- _WORK TO BE COMPLETED_: Leave out the pictures and repeat the data exactly.

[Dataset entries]
....

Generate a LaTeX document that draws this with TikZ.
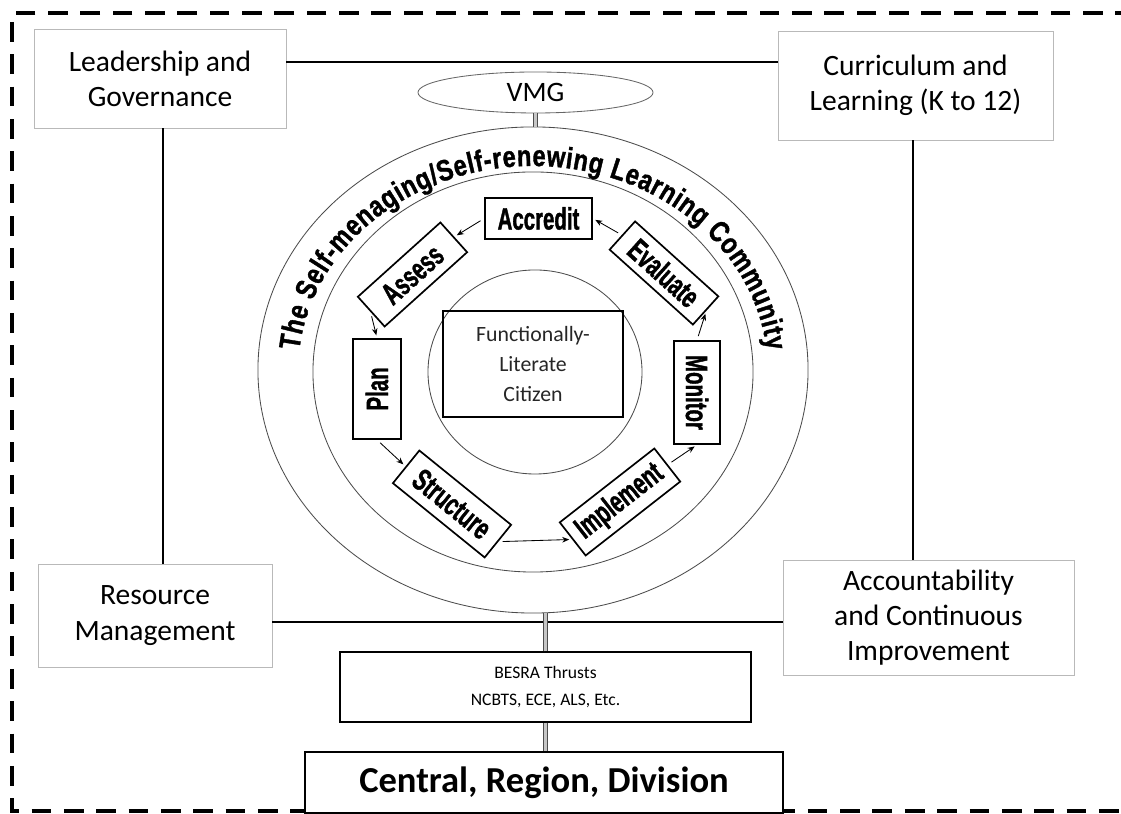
\documentclass[tikz,border=0pt]{standalone}
\usepackage{fontspec}
\setmainfont{Carlito}
\newfontfamily\stepfont[FakeStretch=0.66,FakeBold=1.2]{Liberation Sans}
\newfontfamily\ringfont[FakeStretch=0.8,FakeBold=1.2]{Liberation Sans}
\usepackage{tikz}
\usetikzlibrary{arrows.meta,shapes.geometric,decorations.text}

\begin{document}
\begin{tikzpicture}[x=0.025cm,y=0.025cm,>={Stealth[length=5pt,width=4pt]},
  area/.style={draw=gray!55,line width=0.5pt,align=center,inner sep=0pt,font=\fontsize{21}{25}\selectfont},
  ring/.style={ellipse,draw=black!70,line width=0.6pt,inner sep=0pt},
  stepbox/.style={draw,line width=1.2pt,fill=white,inner sep=0pt,font=\stepfont\bfseries\fontsize{22}{22}\selectfont},
  plain/.style={draw,line width=1pt,align=center,inner sep=0pt},
  link/.style={line width=1pt},
  bar/.style={draw=black!70,line width=0.5pt,double=gray!45,double distance=2.2pt},
  flow/.style={->,line width=0.6pt,shorten <=3pt,shorten >=2pt}]
\useasboundingbox (0,0) rectangle (1121,814);
\draw[line width=2.5pt,dash pattern=on 14pt off 9pt] (1135,801) -- (12,801) -- (12,3) -- (1135,3);
\node[area,minimum width=6.3cm,minimum height=2.475cm] (lead) at (160,735.5) {Leadership and\\Governance};
\node[area,minimum width=6.875cm,minimum height=2.725cm] (curr) at (915.5,728.5) {Curriculum and\\Learning (K to 12)};
\node[area,minimum width=5.85cm,minimum height=2.575cm] (res) at (155,198.5) {Resource\\Management};
\node[area,minimum width=7.275cm,minimum height=2.875cm] (acc) at (928.5,196.5) {Accountability\\and Continuous\\Improvement};
\coordinate (topy) at (0,752);
\coordinate (boty) at (0,192);
\coordinate (leftx) at (163,0);
\coordinate (rightx) at (913,0);
\draw[link] (lead.east |- topy) -- (curr.west |- topy);
\draw[link] (lead.south -| leftx) -- (res.north -| leftx);
\draw[link] (curr.south -| rightx) -- (acc.north -| rightx);
\draw[link] (res.east |- boty) -- (acc.west |- boty);
\node[ring,minimum width=13.75cm,minimum height=12.15cm] (outer) at (533,444) {};
\node[ring,minimum width=11cm,minimum height=10cm] (mid) at (533,442) {};
\node[ring,minimum width=5.35cm,minimum height=5.1cm] (core) at (535,442) {};
\node[plain,minimum width=4.5cm,minimum height=2.65cm,font=\fontsize{15.5}{21}\selectfont,text=black!85] (citizen) at (533,450) {Functionally-\\Literate\\Citizen};
\node[ring,draw=black!60,minimum width=5.875cm,minimum height=1.025cm,font=\fontsize{20}{20}\selectfont] (vmg) at (535.5,721.5) {VMG};
\node[plain,minimum width=10.275cm,minimum height=1.75cm,font=\fontsize{12.5}{19}\selectfont] (besra) at (545.5,127) {BESRA Thrusts\\NCBTS, ECE, ALS, Etc.};
\node[plain,fill=white,minimum width=11.95cm,minimum height=1.525cm,font=\bfseries\fontsize{26}{26}\selectfont] (central) at (544,31.5) {Central, Region, Division};
\draw[bar] (vmg.south) -- (vmg.south |- outer.north);
\draw[bar] (besra.north) -- (besra.north |- outer.south);
\draw[bar] (besra.south) -- (besra.south |- central.north);
\path[decorate,decoration={text along path,text align=fit to path,
  text={|\ringfont\bfseries\fontsize{21}{21}\selectfont|The Self-menaging/Self-renewing Learning Community}}]
  (mid.center) ++(174:235 and 206) arc[start angle=174,end angle=6,x radius=235,y radius=206];
\foreach \name/\lab/\x/\y/\rot/\w/\h in {
  accredit/Accredit/538.5/595.5/0/2.675/1.025,
  assess/Assess/412.5/539.5/42/2.775/1.0,
  evaluate/Evaluate/664/541/-42/2.8/0.95,
  plan/Plan/377/425/90/2.5/1.2,
  monitor/Monitor/697/421.5/-90/2.575/1.15,
  structure/Structure/452/310/-39/2.95/1.05,
  implement/Implement/620/312/38/3.0/1.05}
  \node[stepbox,rotate=\rot,minimum width=\w cm,minimum height=\h cm] (\name) at (\x,\y) {\lab};
\foreach \a/\b in {plan.west/structure.west,structure.east/implement.west,implement.east/monitor.east,
  monitor.west/evaluate.east,evaluate.west/accredit.east,accredit.west/assess.east,assess.west/plan.east}
  \draw[flow] (\a) -- (\b);
\end{tikzpicture}
\end{document}
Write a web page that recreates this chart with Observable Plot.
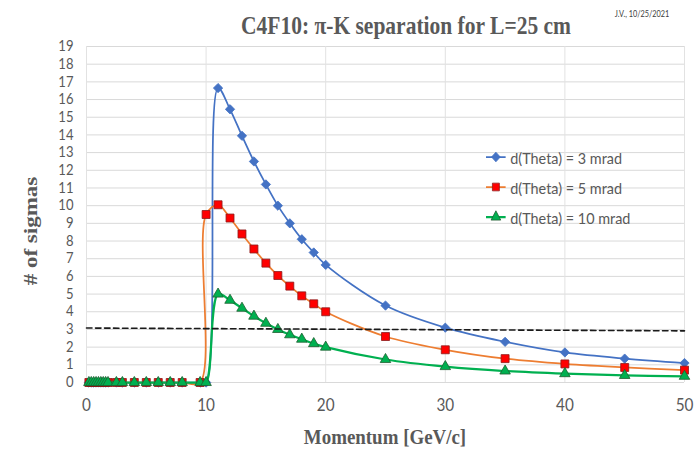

....

- _COMPLETE OUTPUT_:
Generate a LaTeX document that draws this with TikZ.
\documentclass[tikz,border=0pt]{standalone}
\usepackage{fontspec}
\setmainfont{Carlito}
\newfontfamily\stepfont[FakeStretch=0.66,FakeBold=1.2]{Liberation Sans}
\newfontfamily\ringfont[FakeStretch=0.8,FakeBold=1.2]{Liberation Sans}
\usepackage{tikz}
\usetikzlibrary{arrows.meta,shapes.geometric,decorations.text}

\begin{document}
\begin{tikzpicture}[x=0.025cm,y=0.025cm,>={Stealth[length=5pt,width=4pt]},
  area/.style={draw=gray!55,line width=0.5pt,align=center,inner sep=0pt,font=\fontsize{21}{25}\selectfont},
  ring/.style={ellipse,draw=black!70,line width=0.6pt,inner sep=0pt},
  stepbox/.style={draw,line width=1.2pt,fill=white,inner sep=0pt,font=\stepfont\bfseries\fontsize{22}{22}\selectfont},
  plain/.style={draw,line width=1pt,align=center,inner sep=0pt},
  link/.style={line width=1pt},
  bar/.style={draw=black!70,line width=0.5pt,double=gray!45,double distance=2.2pt},
  flow/.style={->,line width=0.6pt,shorten <=3pt,shorten >=2pt}]
\useasboundingbox (0,0) rectangle (1121,814);
\draw[line width=2.5pt,dash pattern=on 14pt off 9pt] (1135,801) -- (12,801) -- (12,3) -- (1135,3);
\node[area,minimum width=6.3cm,minimum height=2.475cm] (lead) at (160,735.5) {Leadership and\\Governance};
\node[area,minimum width=6.875cm,minimum height=2.725cm] (curr) at (915.5,728.5) {Curriculum and\\Learning (K to 12)};
\node[area,minimum width=5.85cm,minimum height=2.575cm] (res) at (155,198.5) {Resource\\Management};
\node[area,minimum width=7.275cm,minimum height=2.875cm] (acc) at (928.5,196.5) {Accountability\\and Continuous\\Improvement};
\coordinate (topy) at (0,752);
\coordinate (boty) at (0,192);
\coordinate (leftx) at (163,0);
\coordinate (rightx) at (913,0);
\draw[link] (lead.east |- topy) -- (curr.west |- topy);
\draw[link] (lead.south -| leftx) -- (res.north -| leftx);
\draw[link] (curr.south -| rightx) -- (acc.north -| rightx);
\draw[link] (res.east |- boty) -- (acc.west |- boty);
\node[ring,minimum width=13.75cm,minimum height=12.15cm] (outer) at (533,444) {};
\node[ring,minimum width=11cm,minimum height=10cm] (mid) at (533,442) {};
\node[ring,minimum width=5.35cm,minimum height=5.1cm] (core) at (535,442) {};
\node[plain,minimum width=4.5cm,minimum height=2.65cm,font=\fontsize{15.5}{21}\selectfont,text=black!85] (citizen) at (533,450) {Functionally-\\Literate\\Citizen};
\node[ring,draw=black!60,minimum width=5.875cm,minimum height=1.025cm,font=\fontsize{20}{20}\selectfont] (vmg) at (535.5,721.5) {VMG};
\node[plain,minimum width=10.275cm,minimum height=1.75cm,font=\fontsize{12.5}{19}\selectfont] (besra) at (545.5,127) {BESRA Thrusts\\NCBTS, ECE, ALS, Etc.};
\node[plain,fill=white,minimum width=11.95cm,minimum height=1.525cm,font=\bfseries\fontsize{26}{26}\selectfont] (central) at (544,31.5) {Central, Region, Division};
\draw[bar] (vmg.south) -- (vmg.south |- outer.north);
\draw[bar] (besra.north) -- (besra.north |- outer.south);
\draw[bar] (besra.south) -- (besra.south |- central.north);
\path[decorate,decoration={text along path,text align=fit to path,
  text={|\ringfont\bfseries\fontsize{21}{21}\selectfont|The Self-menaging/Self-renewing Learning Community}}]
  (mid.center) ++(174:235 and 206) arc[start angle=174,end angle=6,x radius=235,y radius=206];
\foreach \name/\lab/\x/\y/\rot/\w/\h in {
  accredit/Accredit/538.5/595.5/0/2.675/1.025,
  assess/Assess/412.5/539.5/42/2.775/1.0,
  evaluate/Evaluate/664/541/-42/2.8/0.95,
  plan/Plan/377/425/90/2.5/1.2,
  monitor/Monitor/697/421.5/-90/2.575/1.15,
  structure/Structure/452/310/-39/2.95/1.05,
  implement/Implement/620/312/38/3.0/1.05}
  \node[stepbox,rotate=\rot,minimum width=\w cm,minimum height=\h cm] (\name) at (\x,\y) {\lab};
\foreach \a/\b in {plan.west/structure.west,structure.east/implement.west,implement.east/monitor.east,
  monitor.west/evaluate.east,evaluate.west/accredit.east,accredit.west/assess.east,assess.west/plan.east}
  \draw[flow] (\a) -- (\b);
\end{tikzpicture}
\end{document}
Write a web page that recreates this chart with Observable Plot.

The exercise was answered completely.